Yesterday  I  drove  my  broken  car  to  the
    ▲      ▲    ▲      ▲      ▲      ▲
    │      │    │      │      │      │
    └──────┴────┴──────┴──────┴──────┘

      Can attend to all of them

Why is a larger context window useful?

Suppose you tell the model:

My dog's name is Sherlock.

... 50,000 tokens later ...

What's my dog's name?

If both sentences fit inside the context window:

┌─────────────────────────────────────┐
│ My dog's name is Sherlock            │
│ ...                                  │
│ ... 50,000 tokens later ...          │
│ What's my dog's name?                │
└─────────────────────────────────────┘

The model can still attend to the earlier mention of "Sherlock".

If it falls outside the context window:

┌─────────────────────────────────────┐
│ ...                                  │
│ ...                                  │
│ What's my dog's name?                │
└─────────────────────────────────────┘

"My dog's name is Sherlock"
has been pushed out.

The information is gone.

Why does a long context use more memory?

Every token stores a Key and Value vector in the KV cache.

Token 1      -> K,V
Token 2      -> K,V
Token 3      -> K,V
...
Token 100000 -> K,V

The more tokens in the context window, the more K and V vectors must be stored.

100 tokens      = small cache
10,000 tokens   = large cache
100,000 tokens  = huge cache

This is why long contexts consume lots of VRAM.

Why does generation get slower?

When generating a new token, the model must compare the new Query against every stored Key.

New Query
    │
    ▼

Compare against:

K1
K2
K3
...
K100000

A larger context means more comparisons.

100 tokens      -> 100 comparisons
10,000 tokens   -> 10,000 comparisons
100,000 tokens  -> 100,000 comparisons

More context means more work per generated token.

Fine-tuning and LoRa

Imagine a neural network as a massive machine filled with adjustable knobs.

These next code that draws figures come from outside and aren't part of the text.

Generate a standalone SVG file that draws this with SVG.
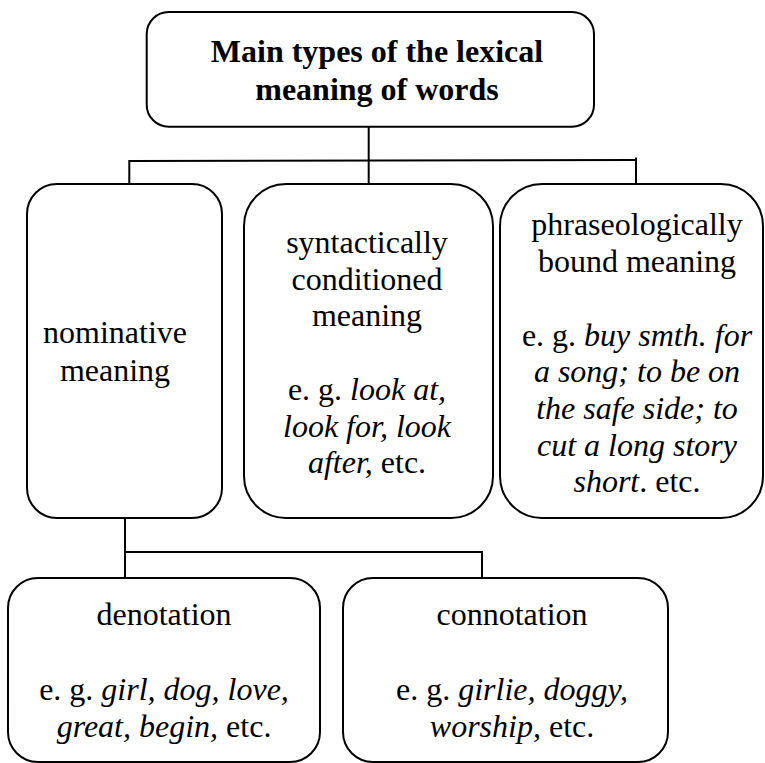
<svg xmlns="http://www.w3.org/2000/svg" width="765" height="763" viewBox="0 0 765 763">
  <style>
    .box { fill: #ffffff; stroke: #000000; stroke-width: 2; }
    .link { fill: none; stroke: #000000; stroke-width: 2; }
    .t { font-family: "Liberation Serif", "Times New Roman", serif; font-size: 32px; fill: #000000; text-anchor: middle; }
    .b { font-weight: bold; }
    .i { font-style: italic; }
  </style>
  <rect width="765" height="763" fill="#ffffff"/>

  <!-- connectors -->
  <g id="connectors">
    <line class="link" x1="368.7" y1="127" x2="368.7" y2="184"/>
    <polyline class="link" points="129.3,184 129.3,161 636,160"/>
    <line class="link" x1="636" y1="157.5" x2="636" y2="184"/>
    <polyline class="link" points="125,518 125,552 482,552 482,578"/>
    <line class="link" x1="125" y1="552" x2="125" y2="578"/>
  </g>

  <!-- root -->
  <g id="root">
    <rect class="box" x="146.7" y="12" width="447.3" height="114.7" rx="22" ry="22"/>
    <text class="t b" x="377" y="61.5">Main types of the lexical</text>
    <text class="t b" x="377" y="99.5">meaning of words</text>
  </g>

  <!-- nominative meaning -->
  <g id="nominative">
    <rect class="box" x="27" y="184" width="195" height="334" rx="30" ry="30"/>
    <text class="t" x="115" y="343">nominative</text>
    <text class="t" x="115" y="380.5">meaning</text>
  </g>

  <!-- syntactically conditioned meaning -->
  <g id="syntactic">
    <rect class="box" x="244" y="184" width="249" height="334" rx="42" ry="42"/>
    <text class="t" x="367" y="253">syntactically</text>
    <text class="t" x="367" y="289.7">conditioned</text>
    <text class="t" x="367" y="326.3">meaning</text>
    <text class="t" x="367" y="400">e. g. <tspan class="i">look at,</tspan></text>
    <text class="t i" x="367" y="436.7">look for, look</text>
    <text class="t" x="367" y="473.3"><tspan class="i">after,</tspan> etc.</text>
  </g>

  <!-- phraseologically bound meaning -->
  <g id="phraseological">
    <rect class="box" x="500" y="184" width="263" height="334" rx="42" ry="42"/>
    <text class="t" x="637" y="235">phraseologically</text>
    <text class="t" x="637" y="271.7">bound meaning</text>
    <text class="t" x="637" y="345.5">e. g. <tspan class="i">buy smth. for</tspan></text>
    <text class="t i" x="637" y="382.2">a song; to be on</text>
    <text class="t i" x="637" y="418.9">the safe side; to</text>
    <text class="t i" x="637" y="455.6">cut a long story</text>
    <text class="t" x="637" y="492.3"><tspan class="i">short</tspan>. etc.</text>
  </g>

  <!-- denotation -->
  <g id="denotation">
    <rect class="box" x="8" y="578" width="312" height="184" rx="30" ry="30"/>
    <text class="t" x="164" y="625">denotation</text>
    <text class="t" x="164" y="700">e. g. <tspan class="i">girl, dog, love,</tspan></text>
    <text class="t" x="164" y="736.7"><tspan class="i">great, begin,</tspan> etc.</text>
  </g>

  <!-- connotation -->
  <g id="connotation">
    <rect class="box" x="343" y="578" width="325" height="184" rx="30" ry="30"/>
    <text class="t" x="512" y="625">connotation</text>
    <text class="t" x="512" y="700">e. g. <tspan class="i">girlie, doggy,</tspan></text>
    <text class="t" x="512" y="736.7"><tspan class="i">worship,</tspan> etc.</text>
  </g>
</svg>
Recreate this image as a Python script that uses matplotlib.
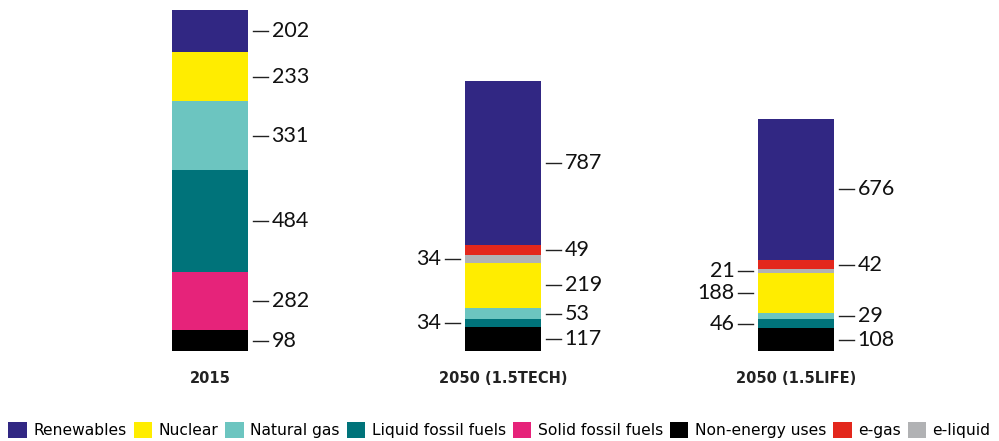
import matplotlib.pyplot as plt
from matplotlib.patches import Patch

# Energy demand by carrier, stacked bottom -> top
scenarios = ['2015', '2050 (1.5TECH)', '2050 (1.5LIFE)']
carriers = ['Non-energy uses', 'Solid fossil fuels', 'Liquid fossil fuels',
            'Natural gas', 'Nuclear', 'e-liquid', 'e-gas', 'Renewables']
colors = ['#000000', '#e6237a', '#00737a', '#6cc5c0', '#ffed00',
          '#b1b2b4', '#e3271c', '#312783']

non_energy = [98, 117, 108]
solid_fossil = [282, 0, 0]
liquid_fossil = [484, 34, 46]
natural_gas = [331, 53, 29]
nuclear = [233, 219, 188]
e_liquid = [0, 34, 21]
e_gas = [0, 49, 42]
renewables = [202, 787, 676]
values = [non_energy, solid_fossil, liquid_fossil, natural_gas,
          nuclear, e_liquid, e_gas, renewables]

# which side each value label sits on ('r' right, 'l' left)
label_side = [
    ['r', 'r', 'r'],
    ['r', 'r', 'r'],
    ['r', 'l', 'l'],
    ['r', 'r', 'r'],
    ['r', 'r', 'l'],
    ['r', 'l', 'l'],
    ['r', 'r', 'r'],
    ['r', 'r', 'r'],
]

legend_order = ['Renewables', 'Nuclear', 'Natural gas', 'Liquid fossil fuels',
                'Solid fossil fuels', 'Non-energy uses', 'e-gas', 'e-liquid']

W, H = 999, 441
fig = plt.figure(figsize=(W / 100, H / 100), dpi=100)
ax = fig.add_axes([63.5 / W, 90 / H, 879 / W, 341 / H])

x = range(len(scenarios))
bw = 0.26
bottom = [0, 0, 0]
num_font = dict(family=['Lato', 'DejaVu Sans'], fontsize=15.5, color='#111111')
for vals, c, sides in zip(values, colors, label_side):
    ax.bar(x, vals, bw, bottom=bottom, color=c, linewidth=0)
    for i, v in enumerate(vals):
        if v == 0:
            continue
        mid = bottom[i] + v / 2
        if sides[i] == 'r':
            x0 = i + bw / 2 + 0.017
            ax.plot([x0, x0 + 0.052], [mid, mid], color='#222222', lw=1)
            ax.text(x0 + 0.063, mid, str(v), ha='left', va='center', **num_font)
        else:
            x0 = i - bw / 2 - 0.017
            ax.plot([x0, x0 - 0.052], [mid, mid], color='#222222', lw=1)
            ax.text(x0 - 0.063, mid, str(v), ha='right', va='center', **num_font)
    bottom = [b + v for b, v in zip(bottom, vals)]

ax.set_xlim(-0.5, 2.5)
ax.set_ylim(0, 1630)
ax.axis('off')

for i, s in enumerate(scenarios):
    ax.text(i, -130, s, ha='center', va='center', fontsize=10.5,
            fontweight='bold', color='#222222', family=['DejaVu Sans'])

handles = [Patch(facecolor=colors[carriers.index(n)], label=n) for n in legend_order]
fig.legend(handles=handles, loc='center', bbox_to_anchor=(0.5, 1 - 430 / H),
           ncol=8, frameon=False, handlelength=1.2,
           handleheight=1.2, handletextpad=0.4, columnspacing=0.45,
           borderaxespad=0, prop={'family': 'DejaVu Sans', 'size': 11.2})

fig.savefig('out.png', dpi=100)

Each knob controls how information flows through the system.

Input         Hidden Layers           Output
─────         ─────────────           ──────

[●]           [●]   [●]   [●]         [●]
 ├─────────────┼─────┼─────┼───────────┤
[●]           [●]   [●]   [●]         [●]
 ├─────────────┼─────┼─────┼───────────┤
[●]           [●]   [●]   [●]         [●]
 └─────────────┴─────┴─────┴───────────┘
      

You move the input knobs on the left and the output on the right changes based on their positions. During training, we figure out exactly how to set all the knobs in the middle (hidden layers) so that any input knob configuration produces the correct output.

You want to change the output but touching the middle knobs takes a long time to figure out and you might break something.

Instead of touching all those knobs, we insert small trainable modules inside the existing layers and freeze everything else. Each module learns tiny adjustments that steer the model toward what we want.

Input    Hidden Layers (with LoRA)    Output
─────    ─────────────────────────    ──────

[●]───┬──[●+△]─┬─[●+△]─┬─[●+△]───┬──►[●]
      │        │       │         │
[●]───┼──[●+△]─┼─[●+△]─┼─[●+△]───┼──►[●]
      │        │       │         │
[●]───┴──[●+△]─┴─[●+△]─┴─[●+△]───┴──►[●]
          ↑         ↑       ↑
          │         │       │
      Original + Small LoRA adapters
      weights    at each layer
      

LoRA does this at every stage of the network.

So we can take a massive trained model and adapt it without starting from scratch. The big model already knows language or how to draw and LoRA nudges it toward a specific style (e.g Gordon Ramsay or Studio Ghibli).

You can mix and match them and adjust their strengths by turning their input knobs (50% anime style, 30% cyberpunk, 20% vintage).

They're incredibly small (they only need a few million parameters) and cheap (~$10 - $100) compared to the base models they modify. You can literally train one on your gaming computer at home.